## [WHAT THE EXERCISE ASKS]
Copy the lines of the data below exactly, starting at the first and stopping after the line that contains "YAxis, CartesianGrid, ReferenceLine"; include no pictures.

-------

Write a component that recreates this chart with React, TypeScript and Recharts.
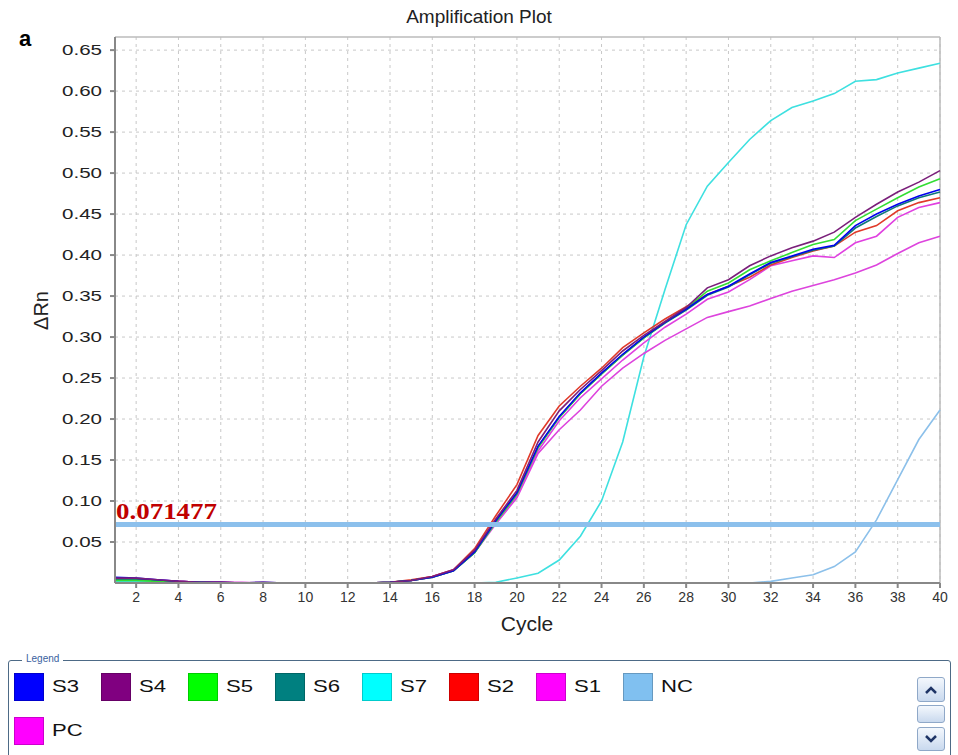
import React from 'react';
import { LineChart, Line, XAxis, YAxis, CartesianGrid, ReferenceLine } from 'recharts';

const cycles = [1, 2, 3, 4, 5, 6, 7, 8, 9, 10, 11, 12, 13, 14, 15, 16, 17, 18, 19, 20, 21, 22, 23, 24, 25, 26, 27, 28, 29, 30, 31, 32, 33, 34, 35, 36, 37, 38, 39, 40];

const s3 = [0.007, 0.006, 0.004, 0.002, 0.001, 0.001, 0.0, 0.001, 0.0, 0.0, 0.0, 0.0, 0.0, 0.001, 0.003, 0.007, 0.015, 0.038, 0.076, 0.110, 0.167, 0.203, 0.232, 0.256, 0.279, 0.300, 0.318, 0.334, 0.352, 0.362, 0.377, 0.391, 0.399, 0.407, 0.412, 0.436, 0.450, 0.462, 0.472, 0.480];
const s4 = [0.006, 0.006, 0.004, 0.002, 0.001, 0.001, 0.0, 0.001, 0.0, 0.0, 0.0, 0.0, 0.0, 0.001, 0.003, 0.008, 0.016, 0.040, 0.078, 0.113, 0.172, 0.210, 0.236, 0.259, 0.283, 0.302, 0.319, 0.336, 0.360, 0.370, 0.387, 0.399, 0.409, 0.417, 0.428, 0.446, 0.462, 0.477, 0.489, 0.503];
const s5 = [0.003, 0.003, 0.002, 0.001, 0.001, 0.0, 0.0, 0.0, 0.0, 0.0, 0.0, 0.0, 0.0, 0.001, 0.003, 0.007, 0.015, 0.037, 0.074, 0.108, 0.165, 0.202, 0.231, 0.255, 0.278, 0.299, 0.318, 0.335, 0.356, 0.366, 0.382, 0.393, 0.403, 0.413, 0.419, 0.442, 0.456, 0.470, 0.483, 0.493];
const s6 = [0.004, 0.004, 0.003, 0.001, 0.001, 0.0, 0.0, 0.0, 0.0, 0.0, 0.0, 0.0, 0.0, 0.001, 0.003, 0.007, 0.015, 0.037, 0.075, 0.109, 0.166, 0.202, 0.231, 0.255, 0.278, 0.299, 0.317, 0.333, 0.351, 0.361, 0.376, 0.390, 0.398, 0.406, 0.411, 0.433, 0.447, 0.460, 0.470, 0.477];
const s7 = [0.002, 0.002, 0.001, 0.001, 0.0, 0.0, 0.0, 0.0, 0.0, 0.0, 0.0, 0.0, 0.0, 0.0, 0.0, 0.0, 0.0, 0.0, 0.001, 0.006, 0.012, 0.028, 0.057, 0.100, 0.172, 0.276, 0.358, 0.437, 0.484, 0.513, 0.541, 0.564, 0.580, 0.588, 0.597, 0.612, 0.614, 0.622, 0.628, 0.634];
const s2 = [0.005, 0.005, 0.003, 0.002, 0.001, 0.001, 0.0, 0.0, 0.0, 0.0, 0.0, 0.0, 0.0, 0.001, 0.004, 0.008, 0.016, 0.042, 0.082, 0.120, 0.180, 0.216, 0.240, 0.262, 0.287, 0.305, 0.322, 0.337, 0.352, 0.362, 0.373, 0.388, 0.397, 0.405, 0.411, 0.428, 0.436, 0.454, 0.464, 0.470];
const s1 = [0.006, 0.005, 0.004, 0.002, 0.001, 0.001, 0.001, 0.0, 0.0, 0.0, 0.0, 0.0, 0.0, 0.001, 0.003, 0.007, 0.015, 0.037, 0.072, 0.104, 0.158, 0.187, 0.211, 0.240, 0.262, 0.280, 0.296, 0.310, 0.324, 0.331, 0.338, 0.347, 0.356, 0.363, 0.370, 0.378, 0.388, 0.402, 0.415, 0.423];
const nc = [0.0, 0.0, 0.0, 0.0, 0.0, 0.0, 0.0, 0.0, 0.0, 0.0, 0.0, 0.0, 0.0, 0.0, 0.0, 0.0, 0.0, 0.0, 0.0, 0.0, 0.0, 0.0, 0.0, 0.0, 0.0, 0.0, 0.0, 0.0, 0.0, 0.0, 0.0, 0.002, 0.006, 0.010, 0.020, 0.038, 0.077, 0.126, 0.175, 0.211];
const pc = [0.005, 0.004, 0.003, 0.002, 0.001, 0.001, 0.0, 0.0, 0.0, 0.0, 0.0, 0.0, 0.0, 0.001, 0.003, 0.008, 0.016, 0.039, 0.073, 0.106, 0.161, 0.198, 0.226, 0.249, 0.272, 0.293, 0.312, 0.328, 0.346, 0.355, 0.370, 0.387, 0.393, 0.399, 0.397, 0.415, 0.423, 0.446, 0.458, 0.464];

const xTicks = [2, 4, 6, 8, 10, 12, 14, 16, 18, 20, 22, 24, 26, 28, 30, 32, 34, 36, 38, 40];
const yTicks = [0.05, 0.1, 0.15, 0.2, 0.25, 0.3, 0.35, 0.4, 0.45, 0.5, 0.55, 0.6, 0.65];
const threshold = 0.071477;
const yMax = 0.666;

// legend order, as in the instrument software
const series = [
  { key: 'S3', values: s3, color: '#0000ff' },
  { key: 'S4', values: s4, color: '#800080' },
  { key: 'S5', values: s5, color: '#00ff00' },
  { key: 'S6', values: s6, color: '#008080' },
  { key: 'S7', values: s7, color: '#00ffff' },
  { key: 'S2', values: s2, color: '#ff0000' },
  { key: 'S1', values: s1, color: '#ff00ff' },
  { key: 'NC', values: nc, color: '#80c0f0' },
  { key: 'PC', values: pc, color: '#ff00ff' },
];

const lineColors: Record<string, string> = {
  S3: '#0000ee', S4: '#7a1f7a', S5: '#33dd33', S6: '#107878', S7: '#3ee0e0',
  S2: '#e03a2a', S1: '#dd44dd', NC: '#8cc0ea', PC: '#e040e0',
};

const drawOrder = ['NC', 'S7', 'S1', 'PC', 'S2', 'S6', 'S5', 'S3', 'S4'];

const data = cycles.map((c, i) => {
  const row: Record<string, number> = { cycle: c };
  series.forEach((s) => { row[s.key] = s.values[i]; });
  return row;
});

const font = 'Arial, "Liberation Sans", sans-serif';

function ThresholdLabel(props: any) {
  const { viewBox } = props;
  return (
    <text x={viewBox.x + 1} y={viewBox.y - 5} fill="#c00000" fontFamily='"Liberation Serif", "DejaVu Serif", serif' fontWeight="bold" fontSize={23} textLength={101} lengthAdjust="spacingAndGlyphs">
      {threshold.toFixed(6)}
    </text>
  );
}

// the source image is a bit stretched sideways, so widen the glyphs
function YTick(props: any) {
  const { x, y, payload } = props;
  return (
    <text x={x - 41} y={y} dy={5} fill="#222" fontFamily={font} fontSize={15} textLength={40} lengthAdjust="spacingAndGlyphs">
      {Number(payload.value).toFixed(2)}
    </text>
  );
}

function ScrollButton({ top, height, dir }: { top: number; height: number; dir?: 'up' | 'down' }) {
  return (
    <div style={{ position: 'absolute', left: 917, top, width: 28, height, border: '1px solid #8fa8c8', borderRadius: 3, background: 'linear-gradient(#f4f8fd, #c9d9ee)', boxSizing: 'border-box', display: 'flex', alignItems: 'center', justifyContent: 'center' }}>
      {dir && (
        <svg width={14} height={10}>
          <polyline points={dir === 'up' ? '2,8 7,3 12,8' : '2,2 7,7 12,2'} fill="none" stroke="#1f3566" strokeWidth={2.5} />
        </svg>
      )}
    </div>
  );
}

export default function App() {
  return (
    <div style={{ position: 'absolute', left: 0, top: 0, width: 958, height: 755, background: '#fff', overflow: 'hidden', fontFamily: font }}>
      <div style={{ position: 'absolute', left: 0, top: 6, width: 958, textAlign: 'center', fontSize: 19, color: '#222' }}>Amplification Plot</div>
      <div style={{ position: 'absolute', left: 19, top: 26, fontSize: 22, fontWeight: 'bold', color: '#000' }}>a</div>
      <div style={{ position: 'absolute', left: 16, top: 299, width: 50, textAlign: 'center', transform: 'rotate(-90deg)', fontSize: 20, color: '#222' }}>ΔRn</div>
      <div style={{ position: 'absolute', left: 477, top: 612, width: 100, textAlign: 'center', fontSize: 21, color: '#222' }}>Cycle</div>

      <LineChart width={958} height={640} data={data} margin={{ top: 37, right: 18, left: 0, bottom: 27 }}>
        <CartesianGrid stroke="#c8c8c8" strokeDasharray="3 4" horizontalValues={yTicks} verticalValues={xTicks} />
        <XAxis
          dataKey="cycle"
          type="number"
          domain={[1, 40]}
          ticks={xTicks}
          interval={0}
          height={30}
          tickSize={5}
          tickMargin={4}
          stroke="#888"
          strokeWidth={2}
          tick={{ fill: '#333', fontSize: 14, fontFamily: font }}
        />
        <YAxis
          type="number"
          domain={[0, yMax]}
          ticks={yTicks}
          interval={0}
          width={115}
          tickSize={5}
          tickMargin={7}
          stroke="#888"
          strokeWidth={2}
          tick={<YTick />}
        />
        <ReferenceLine y={yMax} stroke="#bbbbbb" strokeWidth={1.5} />
        <ReferenceLine x={40} stroke="#bbbbbb" strokeWidth={1.5} />
        {drawOrder.map((k) => (
          <Line key={k} type="linear" dataKey={k} stroke={lineColors[k]} strokeWidth={1.6} dot={false} isAnimationActive={false} />
        ))}
        <ReferenceLine y={threshold} stroke="#8cc0ec" strokeWidth={5} label={<ThresholdLabel />} />
      </LineChart>

      <div style={{ position: 'absolute', left: 8, top: 660, width: 943, height: 110, border: '1.5px solid #4d6a86', borderRadius: 3, boxSizing: 'border-box' }} />
      <div style={{ position: 'absolute', left: 22, top: 653, padding: '0 4px', background: '#fff', fontSize: 10, color: '#3a5fa0' }}>Legend</div>
      <div style={{ position: 'absolute', left: 14, top: 673, width: 720, display: 'flex', flexWrap: 'wrap', rowGap: 16 }}>
        {series.map((s) => (
          <div key={s.key} style={{ display: 'flex', alignItems: 'center', width: 87, height: 28 }}>
            <div style={{ width: 30, height: 28, flex: 'none', background: s.color, border: '1px solid rgba(0,0,0,0.2)', boxSizing: 'border-box' }} />
            <span style={{ marginLeft: 8, fontSize: 17, color: '#111', display: 'inline-block', transform: 'scaleX(1.3)', transformOrigin: 'left center' }}>{s.key}</span>
          </div>
        ))}
      </div>
      <ScrollButton top={677} height={25} dir="up" />
      <ScrollButton top={705} height={18} />
      <ScrollButton top={727} height={24} dir="down" />
    </div>
  );
}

-------

## [TASK SOLUTION]
Write a component that recreates this chart with React, TypeScript and Recharts.
import React from 'react';
import { LineChart, Line, XAxis, YAxis, CartesianGrid, ReferenceLine } from 'recharts';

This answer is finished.